If anything, it creates confusion! "Oh, I met Bob McBobFace. Is he mcbobface.me? mcbobface.name? mcbobface.local?".
I have no objection to providing people with free subdomains under whatever assignment scheme you guys are using, but wouldn't <something>.net have worked too, and been a lot cheaper?
I guess I just don't get the value to the public of increasing the set of dotted word suffixes that indicate that a word is a a cognizable DNS object.
> It's a commons-pollution problem. Are we going to have to start thinking of every word with a dot in the middle as a potential name? IMHO, a new gTLD is justifiable only when there's some concrete differentiator attached to it, e.g. .local indicating mDNS, or .it indicating "Italy"
So the new gTLD round is open right now, we're getting more TLDs whether we like it or not. Our goal is to make one that has features built-in which cater to the self-hosting use case.
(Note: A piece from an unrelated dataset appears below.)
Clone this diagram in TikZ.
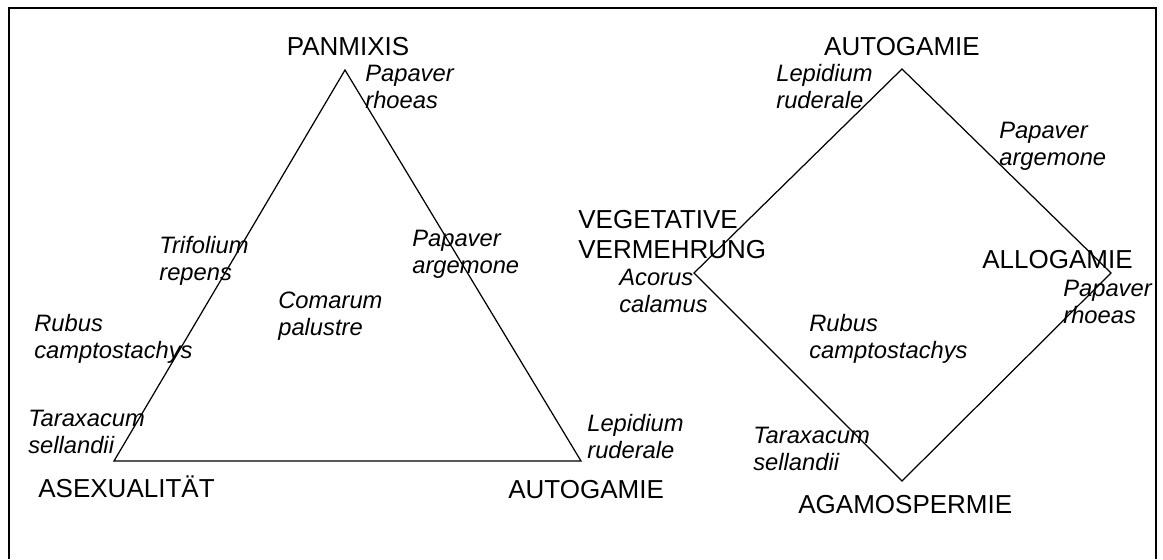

So that is our key differentiator, that every endpoint leveraging our TLD should be someone's small-scale homelab setup.
> I have no objection to providing people with free subdomains under whatever assignment scheme you guys are using, but wouldn't <something>.net have worked too, and been a lot cheaper?
Technically yes it could work, but given the suite of features we'd like to build into our TLD, it would make things more difficult if we didn't own it. We would be dependent on external parties for our root domain, the root of trust for TLS certificates, all users' subdomains would have an extra dot etc.